Effect of Scan Time on Neuro ¹⁸F-Fluorodeoxyglucose Positron Emission Tomography Image Generated Using Deep Learning

The purpose of this study was to generate the PET images with high signal-to-noise ratio (SNR) acquired for typical scan durations (H-PET) from short scan time PET images with low SNR (L-PET) using deep learning and to evaluate the effect of scan time on the quality of predicted PET image. A convolutional neural network (CNN) with a concatenated connection and residual learning framework was implemented. PET data from 27 patients were acquired for 900 s, starting 60 minutes after the intravenous administration of FDG using a commercial PET/CT scanner.

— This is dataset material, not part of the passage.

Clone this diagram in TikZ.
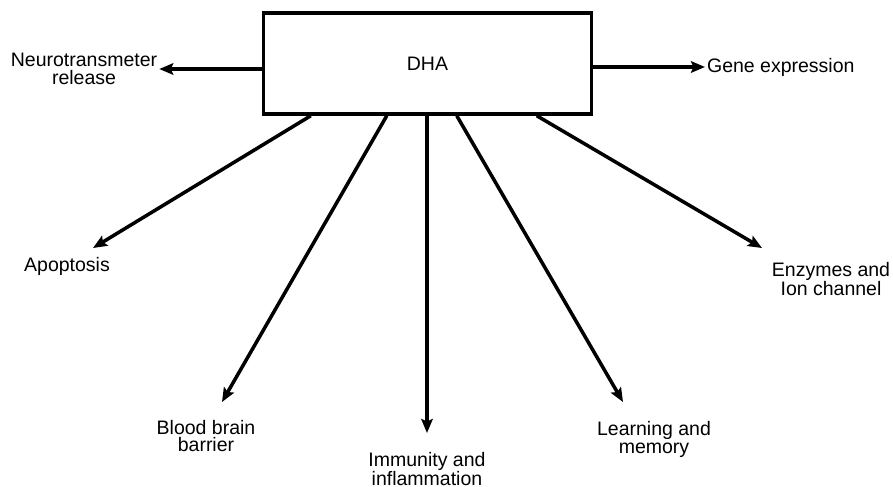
\documentclass[tikz,border=0pt]{standalone}
\usepackage{fontspec}
\setmainfont{Liberation Sans}
\usetikzlibrary{arrows.meta,calc}

\tikzset{
	effect/.style={align=center,inner sep=1pt,font=\fontsize{11.1}{10.2}\selectfont},
	arr/.style={line width=2pt,-{Stealth[length=2.8mm,width=2.3mm,inset=0.5mm]}}
}

\begin{document}
\begin{tikzpicture}[x=0.02cm,y=-0.02cm]
	\useasboundingbox (0,0) rectangle (893,487);
	
	\node[draw,line width=2pt,minimum width=6.56cm,minimum height=2.02cm,font=\fontsize{11.1}{10.2}\selectfont] (dha) at (427.5,63.5) {DHA};
	
	% side effects
	\node[effect] (neuro) at (84,69) {Neurotransmeter\\ release};
	\node[effect,anchor=west] (gene) at (705,67) {Gene expression};
	
	\draw[arr] (dha.west |- neuro.east) -- (neuro.east);
	\draw[arr] (dha.east |- gene.west) -- (gene.west);
	
	% effects below the box
	\node[effect] (apo) at (67,266) {Apoptosis};
	\node[effect] (bbb) at (206,436) {Blood brain\\ barrier};
	\node[effect] (imm) at (427,469) {Immunity and\\ inflammation};
	\node[effect] (lrn) at (654,439) {Learning and\\ memory};
	\node[effect] (enz) at (831,279) {Enzymes and\\ Ion channel};
	
	\coordinate (apotip) at (93,248);
	\coordinate (bbbtip) at (222,402);
	\coordinate (immtip) at (427,433);
	\coordinate (lrntip) at (623,402);
	\coordinate (enztip) at (762,248);
	
	\draw[arr] ($(dha.south west)+(49,0)$) -- (apotip);
	\draw[arr] ($(dha.south west)+(125,0)$) -- (bbbtip);
	\draw[arr] (dha.south -| immtip) -- (immtip);
	\draw[arr] ($(dha.south west)+(195,0)$) -- (lrntip);
	\draw[arr] ($(dha.south west)+(275,0)$) -- (enztip);
\end{tikzpicture}
\end{document}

To investigate the effect of scan time on the quality of the predicted H-PETs, 10 s, 30 s, 60 s, and 120 s PET data were generated by sorting the 900 s LMF data into the LMF data acquired for each scan time. Twenty-three of the 27 patient images were used for training of the proposed CNN and the remaining four patient images were used for test of the CNN. The predicted H-PETs generated by the CNN were compared to ground-truth H-PETs, L-PETs, and filtered L-PETs processed with four commonly used denoising algorithms. The peak signal-to-noise ratios (PSNRs), normalized root mean square errors (NRMSEs), and average regionof- interest (ROI) differences as a function of scan time were calculated. The quality of the predicted H-PETs generated by the CNN was superior to that of the L-PETs and filtered L-PETs. Lower NRMSEs and higher PSNRs were also obtained from predicted H-PETs compared to the L-PETs and filtered L-PETs. ROI differences in the predicted H-PETs were smaller than those of the L-PETs. The quality of the predicted H-PETs gradually improved with increasing scan times. The lowest NRMSEs, highest PSNRs, and smallest ROI differences were obtained using the predicted H-PETs for 120 s. Various performance test results for the proposed CNN indicate that it is possible to generate H-PETs from neuro FDG L-PETs using the proposed CNN method, which might allow reductions in both scan time and injection dose.